Our Parents Generation

They are all gone now. Now our generation is approaching or has reached the great unknown. I am researching my contemporaries – trying to find out where each of them is their life journey. In my previous blog I explored the Gugger family. Today I looked up the Moore family who lived on my road (Od Middlesex Road) across the street from the Benton Branch Library. It was a family of numerous daughters. The youngest was Loretta, who was close to my age. She was a year ahead of me in high school. I remember Loretta particularly because she was friendly with Larry Foster who was in her class in Belmont High School, Class of 1953. Sadly Larry was killed in a plane crash on Nantucket Island.

In my research I found that Loretta was now a widow. Her husband of 49 years died in 2015. They married in 1966. She and her husband were accomplished librarians and had lived in Salem Massachusetts for many years. They each had attended Simmons College where they achieved some of their library science credentials. (My mother also attended Simmons when she was in her 50’s and earned her M.A. in Library Science.)

Childhood Friends

I feel that I grew up in a neighborhood of great diversity – not the diversity of 2020 but rather the diversity of the 1930’s and 1940’s. And it was the backgrounds of my playmates and classmates that interested me. They were all Americans, so far as I knew, with the exception of the 2 exchange students Anne-Lise from Heidelburg Germany and Nicole Gaston from Luxembourg. But either the parents or grandparents of many of our classmates had emigrated from Europe and eventually became U. S. Citizens.

One of my playmates was a little girl named Martha Gugger. Looking her up in the 1940 U.S. Census, I find that her parents were from Switzerland. Digging a little deeper I found that her father emigrated in 1914 just before the First World War. In 1919 he returned to his home in Switzerland and then entered the U.S. again from Montreal. He applied for Citizenship in 1921 and it was granted in 1927.

Her mother emigrated from Switzerland in 1923. The couple married in the late 1920’s and lived in Cambridge on Massachusetts Ave. Their neighbors came from Sweden, Italy, Ireland, Canada, and even elsewhere in Massachusetts. Their son Edward was born in 1931 and their daughter Martha in 1935.
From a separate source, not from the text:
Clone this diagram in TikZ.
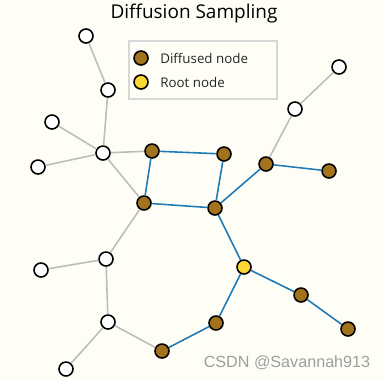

In the 1940 Census the father is listed as a home owner of a house worth $4,500. His annual income was $2,600. His occupation varied in description but he was a graduate of a 4 year university, with a degree in mechanical engineering. He could speak both French and German.

He was born in 1890 and died in 1970 at the age of 80. He and his wife were still living at the address on Pine Street in Belmont. The son is still living, age 90, in Burlington Massachusetts. The daughter Martha married soon after graduating from high school. Her married name was Doyle.